* WHAT TO DO: Pick out each line containing the string "chart" and copy it.

* STORED DATA:
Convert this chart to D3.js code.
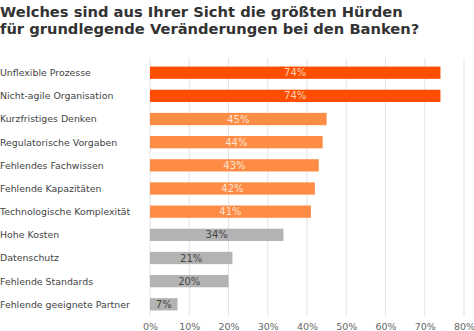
<!DOCTYPE html>
<html>
<head>
<meta charset="utf-8">
<script src="https://cdn.jsdelivr.net/npm/d3@7"></script>
<style>
  body { margin: 0; background: #fff; }
  text { font-family: "DejaVu Sans", Verdana, sans-serif; }
</style>
</head>
<body>
<div id="chart"></div>
<script>
// Data
const categories = [
  "Unflexible Prozesse",
  "Nicht-agile Organisation",
  "Kurzfristiges Denken",
  "Regulatorische Vorgaben",
  "Fehlendes Fachwissen",
  "Fehlende Kapazitäten",
  "Technologische Komplexität",
  "Hohe Kosten",
  "Datenschutz",
  "Fehlende Standards",
  "Fehlende geeignete Partner"
];
const values = [74, 74, 45, 44, 43, 42, 41, 34, 21, 20, 7];
const groups = ["top", "top", "mid", "mid", "mid", "mid", "mid", "low", "low", "low", "low"];
const xTicks = [0, 10, 20, 30, 40, 50, 60, 70, 80];
const titleLines = [
  "Welches sind aus Ihrer Sicht die größten Hürden",
  "für grundlegende Veränderungen bei den Banken?"
];

const colors = { top: "#ff4e00", mid: "#fe8c45", low: "#b3b3b3" };
const labelColors = { top: "#fcd2b8", mid: "#fde3d2", low: "#444" };

const W = 474, H = 331;
const margin = { top: 61, right: 10, bottom: 20, left: 150 };
const width = 464 - margin.left,
    height = 316 - margin.top;

var svg = d3.select("#chart").append("svg")
    .attr("width", W)
    .attr("height", H);

// Title
svg.selectAll(".title")
    .data(titleLines)
    .enter().append("text")
    .attr("x", 0)
    .attr("y", function(d, i) { return 17 + i * 17; })
    .text(function(d) { return d; })
    .style("font-size", "14.7px")
    .style("font-weight", "bold")
    .style("fill", "#333");

var g = svg.append("g")
    .attr("transform", "translate(" + margin.left + "," + margin.top + ")");

var x = d3.scaleLinear().domain([0, 80]).range([0, width]);
var y = d3.scaleBand().domain(categories).range([0, height]).paddingInner(0.47).paddingOuter(0.24);

// Grid lines
g.selectAll(".grid")
    .data(xTicks)
    .enter().append("line")
    .attr("x1", function(d) { return x(d); })
    .attr("x2", function(d) { return x(d); })
    .attr("y1", -3)
    .attr("y2", height)
    .style("stroke", "#e3e3e3")
    .style("stroke-width", 1);

// X axis
var xAxis = d3.axisBottom(x)
    .tickValues(xTicks)
    .tickFormat(function(d) { return d + "%"; })
    .tickSize(0)
    .tickPadding(7);

g.append("g")
    .attr("transform", "translate(0," + height + ")")
    .call(xAxis)
    .call(function(a) { a.select(".domain").remove(); })
    .selectAll("text")
    .style("font-family", "'DejaVu Sans', Verdana, sans-serif")
    .style("font-size", "9.5px")
    .style("fill", "#666");

// Bars
g.selectAll(".bar")
    .data(values)
    .enter().append("rect")
    .attr("x", x(0))
    .attr("y", function(d, i) { return y(categories[i]); })
    .attr("width", function(d) { return x(d) - x(0); })
    .attr("height", y.bandwidth())
    .style("fill", function(d, i) { return colors[groups[i]]; });

// Value labels
g.selectAll(".val")
    .data(values)
    .enter().append("text")
    .attr("text-anchor", "middle")
    .attr("x", function(d) { return x(d) / 2; })
    .attr("y", function(d, i) { return y(categories[i]) + y.bandwidth() / 2; })
    .attr("dy", "0.36em")
    .text(function(d) { return d + "%"; })
    .style("font-size", "10px")
    .style("fill", function(d, i) { return labelColors[groups[i]]; });

// Category labels
svg.selectAll(".cat")
    .data(categories)
    .enter().append("text")
    .attr("x", 0)
    .attr("y", function(d) { return margin.top + y(d) + y.bandwidth() / 2; })
    .attr("dy", "0.36em")
    .text(function(d) { return d; })
    .style("font-size", "9.4px")
    .style("fill", "#444");
</script>
</body>
</html>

* RESULT OF THIS EXERCISE:
Convert this chart to D3.js code.
<div id="chart"></div>
var svg = d3.select("#chart").append("svg")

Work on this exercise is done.